Self-Care for the Pastor’s WifeBy Marby Iglesias
April 18, 2020
The term ‘self-care’ has gained quite a following the last couple of years. A quick Instagram search for #selfcare just returned 23.4 million posts! It’s definitely trending and though it may be commonly driven by indulgence and pride, I believe there is a biblical call for every single one of us to rest, steward our body, and care for our soul.
I don’t want to dwell on the self-care that sends you to the salon in self-righteousness or the one that tells you that only YOU come first in priority. I want us to meditate on a self-care rooted in a sense of dependence and neediness, a growing awareness of our limitations and an intentional approach to be renewed in Christ. I am not a sovereign demanding my needs be satisfied, I am a fragile woman acknowledging that I am made of dust, prone to wander, and in desperate ongoing need to be rescued, encouraged and strengthened in the Sovereign one. Our self-care comes from a deep gratitude for the gospel of Jesus Christ that allows us to pause and trust that He, not us, is ruling the universe. Here are three principles I hope you will find useful as you meditate with how to enjoy a sustainable ministry life.
Have the right expectations: Relationships and ministry will deplete you.
One of the first roadblocks to self-care is not believing we need it or feeling ashamed to make time for it. Almost as soon as we planted our church, I became hyper-aware of my inability to love well for an extended period of time. Wrong expectations of my own ability (aka “savior complex”) made me shameful of the deep emotional exhaustion that I felt at times. I sought to either withdraw completely since I obviously “can’t handle the stress” or just deep dive into the work and started inching close to burnout. One of the best ways to care for our soul is to recognize that care will be needed. Jesus many times withdrew from the crowd (Matthew 14:13, Mark 3:7, Luke 5:15-16) to pray and be replenished. Depletion should be the expectation not the exception. If I am aware of my own limitations, I can steward my energy and be proactive in seeking replenishment.
Have a plan for replenishment: Intentionality is key to self-care.
Last summer I began leading a women’s small group at our church. Serving them has been exhilarating but also at times exhausting. Over the last few meetings I have learned that the hours after our small group meeting are key in how the rest of the week progresses. After pouring out for two hours, I need to make sure that I make space and room to be refreshed. Sometimes it’s not an event I lead but the exhaustion that accompanies having my husband away for ministry while I care for our kids on my own. Other days, it’s a phone call or meeting that leaves me completely depleted and weary. Self-care will rarely occur without intentionality, without sacrificing part of my to-do list and without a plan when the triggers of emotional and physical exhaustion are evident.

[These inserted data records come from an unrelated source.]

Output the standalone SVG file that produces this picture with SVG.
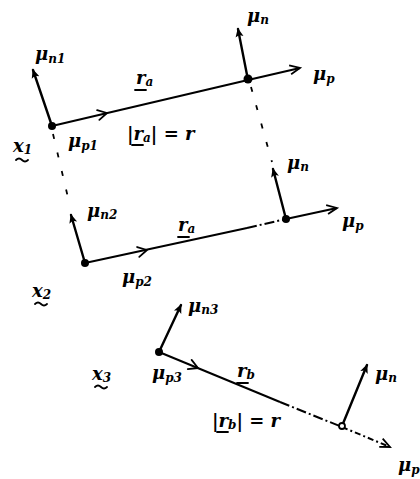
<svg xmlns="http://www.w3.org/2000/svg" width="420" height="479" viewBox="0 0 420 479">
<defs>
<marker id="fill" markerWidth="10" markerHeight="10" refX="8" refY="5" orient="auto" markerUnits="userSpaceOnUse">
<path d="M0,1 L9,5 L0,9 L2,5 Z" fill="#000"/>
</marker>
<marker id="open" markerWidth="14" markerHeight="14" refX="11" refY="7" orient="auto" markerUnits="userSpaceOnUse">
<path d="M1,2 L11,7 L1,11" fill="none" stroke="#000" stroke-width="1.8"/>
</marker>
</defs>
<style>
.v{stroke:#000;stroke-width:2.4;fill:none;stroke-linecap:round}
.l{stroke:#000;stroke-width:2;fill:none}
.d{stroke:#000;stroke-width:1.8;fill:none;stroke-dasharray:5 14}
.c{stroke:#000;stroke-width:1.8;fill:none;stroke-linecap:round;stroke-linejoin:round}
.t{font-family:"DejaVu Serif",serif;font-style:italic;font-weight:bold;font-size:18px;fill:#000}
.s{font-size:12px}
.dot{fill:#000}
</style>
<rect width="420" height="479" fill="#fff"/>
<g id="connectors">
<line class="l" x1="52" y1="126" x2="248" y2="80"/>
<path class="c" transform="translate(107,113) rotate(-13)" d="M-9,-5 L0,0 L-9,5"/>
<line class="d" x1="53" y1="134" x2="70" y2="206"/>
<line class="d" x1="251" y1="87" x2="272" y2="162"/>
<line class="l" x1="85" y1="263" x2="247" y2="228"/>
<line class="l" x1="247" y1="228" x2="286" y2="219" stroke-dasharray="10 3 2 3"/>
<path class="c" transform="translate(147,250) rotate(-12.3)" d="M-9,-5 L0,0 L-9,5"/>
<line class="l" x1="159" y1="352" x2="280" y2="402"/>
<line class="l" x1="280" y1="402" x2="342" y2="427" stroke-dasharray="10 3 2 3" stroke-width="1.6"/>
<path class="c" transform="translate(198,368) rotate(22.6)" d="M-9,-5 L0,0 L-9,5"/>
</g>
<g id="node-x1">
<line class="v" x1="52" y1="126" x2="33" y2="70" marker-end="url(#fill)"/>
<circle class="dot" cx="52" cy="126" r="4"/>
<text class="t" x="35" y="60">μ<tspan class="s" dy="3">n1</tspan></text>
<text class="t" x="13" y="152">x<tspan class="s" dy="2">1</tspan></text>
<path class="c" d="M16,160 q3,-3 6,0 t6,0" stroke-width="1.5"/>
<text class="t" x="68" y="147">μ<tspan class="s" dy="3">p1</tspan></text>
<text class="t" x="136" y="84">r<tspan class="s" dy="2">a</tspan></text>
<line class="c" x1="135" y1="90" x2="146" y2="90" stroke-width="1.5"/>
<text class="t" x="127" y="140">|r<tspan class="s" dy="2">a</tspan><tspan dy="-2">| = r</tspan></text>
<line class="c" x1="132" y1="145" x2="143" y2="145" stroke-width="1.5"/>
</g>
<g id="node-a">
<line class="v" x1="248" y1="80" x2="238" y2="29" marker-end="url(#fill)"/>
<line class="l" x1="248" y1="80" x2="300" y2="68" marker-end="url(#open)"/>
<circle class="dot" cx="248" cy="79" r="4.5"/>
<text class="t" x="247" y="22">μ<tspan class="s" dy="2">n</tspan></text>
<text class="t" x="313" y="80">μ<tspan class="s" dy="3">p</tspan></text>
</g>
<g id="node-x2">
<line class="v" x1="85" y1="263" x2="71" y2="215" marker-end="url(#fill)"/>
<circle class="dot" cx="85" cy="263" r="4"/>
<text class="t" x="87" y="217">μ<tspan class="s" dy="2">n2</tspan></text>
<text class="t" x="122" y="283">μ<tspan class="s" dy="3">p2</tspan></text>
<text class="t" x="32" y="297">x<tspan class="s" dy="2">2</tspan></text>
<path class="c" d="M35,304 q3,-3 6,0 t6,0" stroke-width="1.5"/>
<text class="t" x="178" y="231">r<tspan class="s" dy="2">a</tspan></text>
<line class="c" x1="178" y1="237" x2="189" y2="237" stroke-width="1.5"/>
</g>
<g id="node-b">
<line class="v" x1="286" y1="219" x2="273" y2="169" marker-end="url(#fill)"/>
<line class="l" x1="286" y1="219" x2="337" y2="208" marker-end="url(#open)"/>
<circle class="dot" cx="286" cy="219" r="4"/>
<text class="t" x="287" y="169">μ<tspan class="s" dy="2">n</tspan></text>
<text class="t" x="342" y="227">μ<tspan class="s" dy="3">p</tspan></text>
</g>
<g id="node-x3">
<line class="v" x1="159" y1="352" x2="181" y2="305" marker-end="url(#fill)"/>
<circle class="dot" cx="159" cy="352" r="4"/>
<text class="t" x="188" y="312">μ<tspan class="s" dy="2">n3</tspan></text>
<text class="t" x="152" y="379">μ<tspan class="s" dy="3">p3</tspan></text>
<text class="t" x="92" y="380">x<tspan class="s" dy="2">3</tspan></text>
<path class="c" d="M95,387 q3,-3 6,0 t6,0" stroke-width="1.5"/>
<text class="t" x="237" y="377">r<tspan class="s" dy="2">b</tspan></text>
<line class="c" x1="237" y1="383" x2="248" y2="383" stroke-width="1.5"/>
<text class="t" x="212" y="427">|r<tspan class="s" dy="2">b</tspan><tspan dy="-2">| = r</tspan></text>
<line class="c" x1="217" y1="432" x2="228" y2="432" stroke-width="1.5"/>
</g>
<g id="node-c">
<line class="v" x1="342" y1="426" x2="367" y2="365" marker-end="url(#fill)"/>
<line class="l" x1="342" y1="427" x2="390" y2="447" stroke-dasharray="6 3 2 3" stroke-width="1.5" marker-end="url(#open)"/>
<circle cx="342" cy="426" r="3" fill="#fff" stroke="#000" stroke-width="1.8"/>
<text class="t" x="375" y="380">μ<tspan class="s" dy="2">n</tspan></text>
<text class="t" x="398" y="471">μ<tspan class="s" dy="3">p</tspan></text>
</g>
</svg>
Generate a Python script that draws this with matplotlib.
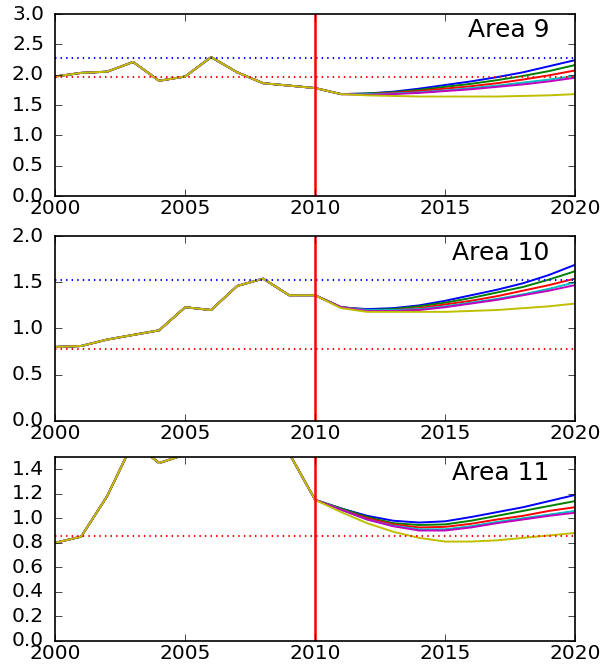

Elements of self-care: physical rest and spiritual renewal
We have all seen our husbands physically drained after either preaching on Sunday or handling a difficult situation at church. Isn’t a nap or a good night’s rest sometimes the fuel he needs to get going again? So often we carry different burdens and responsibilities but our bodies are also needy of rest, and self-care usually starts there.
We saw Jesus retreat to pray. There is something about solitude and quiet that renews us physically and settles our hearts. I find so much benefit from outdoor walks and fresh air, it brings rest to my overstimulated senses and allows my mind to withdraw from the tasks and focus on something greater. I don’t only have a soul; I also have a body and the relationship between both is intrinsically interwoven and complex. Physical rest is an essential element to self-care.The second and most important element of self-care is a greater something we aim to treasure: the gospel. The gospel reminds me that I am not the one saving sinners, that Christ started a good work and will complete it and that the hardest days do not compare to the glory to come. It is in the gospel that true rest comes. Prayer and Bible meditation make self-care very little about “self” and more about the perfect work of a Savior imputed on my behalf. I need to be reminded of the gospel. I need to drink deeply from the wells of grace on an ongoing basis. I can lean into self-care not because I care so much about myself but because I have been cared for by Christ, and this reality is what gives me perspective and strength to carry on.